200A service to meter pedestal, 200A OCPD outside next to meter, conduit to tap box inside, 2 OCPDs 100A each with SER runs to two 100A panels. One panel is on a standyby generator, one isnt.

AHJ wants it in the meter box or first OCPD. I want to put it in the tap box, or at one of the secondary OCPD. One of the OCPDs is about 6' from both the water and gas mains. The GEC runs out of the 200A OCPD to the rods.

Am I forced to run all the way back to the main OCPD?
 
See 250.104(A)(1) and (B). The water is the most problematic as you have these location choices:
  • service equipment enclosure
  • the grounded conductor at the service
  • the grounding electrode conductor where of sufficient size
  • to the one or more grounding electrodes used.
Your service equipment stops at the 200A disconnect. It can be there, within the meter if the AHJ deems it accessible, or a place in between if there is a box to tap in to. The tap box is too far downstream as are the 100A panels.

The gas line can be from a circuit likely to energize it, but many area like to see the gas pipe bonded with #6 from one of the locations listed above because of possible CSST piping.

Sometimes you can go from a further location than listed above if the EGC is large enough to be a GEC and if splices are allowed (which they should be in bonding jumpers). But the water bond needs to be #4 cu or #2 al, and I doubt you have a wire type EGC that large in the 100A panels or the splice box.
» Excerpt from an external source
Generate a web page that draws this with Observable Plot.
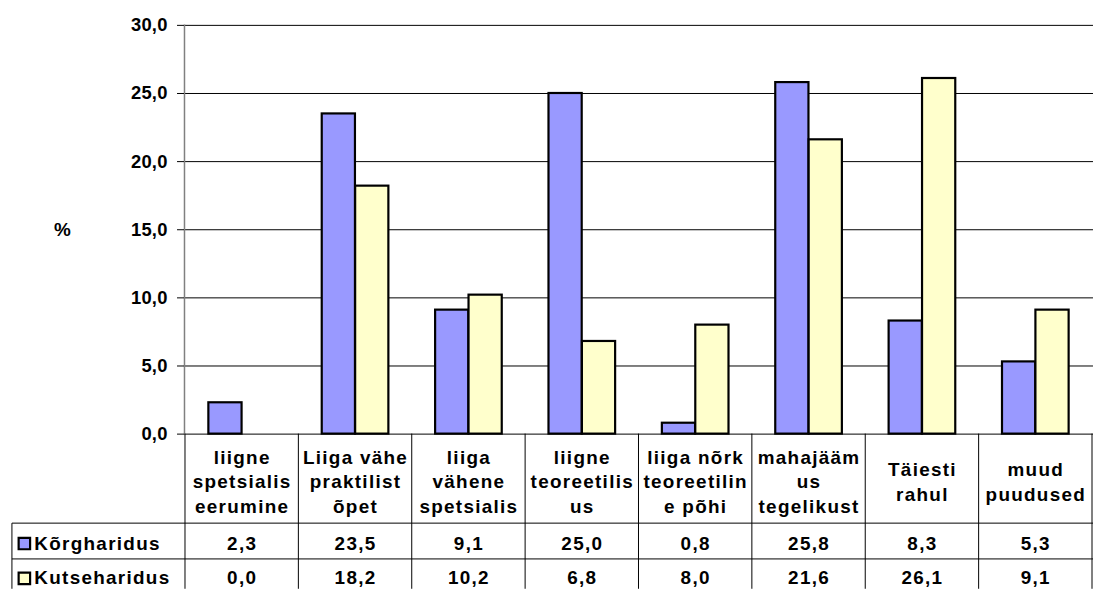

See 250.121(A).
 
My experience has been this type situation is approached differently from one jurisdiction to the next and often differently depending on the distances involved.
Your service disconnect is at the meter pedestal and needs a grounding electrode system per 250.24, but you have a feeder to the structure requiring a grounding electrode system per 250.32.
Your local AHJs decision will rule but, FWIW, here we would normally require ground rods at the meter and a grounding system at the structure for rods, UFER and water. Purely a local approach but if the pedestal was close we would allow one grounding system to serve both.
 
GEC from 200A OCPD to rod field (this is a small data center, they wanted 10 rods minimum 20' down) is 2/0cu, all cad welded. From 200A to tap box is also 2/0cu. Each run to 100A panels is 1/0cu. Hence my thoughts that it would be sufficient to bond somewhere along that route.

Edit: Per their requirements, water bond is a 2cu and gas a 1cu. Overkill, but it's what their designer called for.
 
My experience has been this type situation is approached differently from one jurisdiction to the next and often differently depending on the distances involved.
Your service disconnect is at the meter pedestal and needs a grounding electrode system per 250.24, but you have a feeder to the structure requiring a grounding electrode system per 250.32.
Your local AHJs decision will rule but, FWIW, here we would normally require ground rods at the meter and a grounding system at the structure for rods, UFER and water. Purely a local approach but if the pedestal was close we would allow one grounding system to serve both.
I agree with Augie. You need a connection to a GES at both the 200 amp service disconnect and at the separate structure. I would install two rods with a #6 GEC for the service disconnect and then your overkill grounding voodoo system for the building.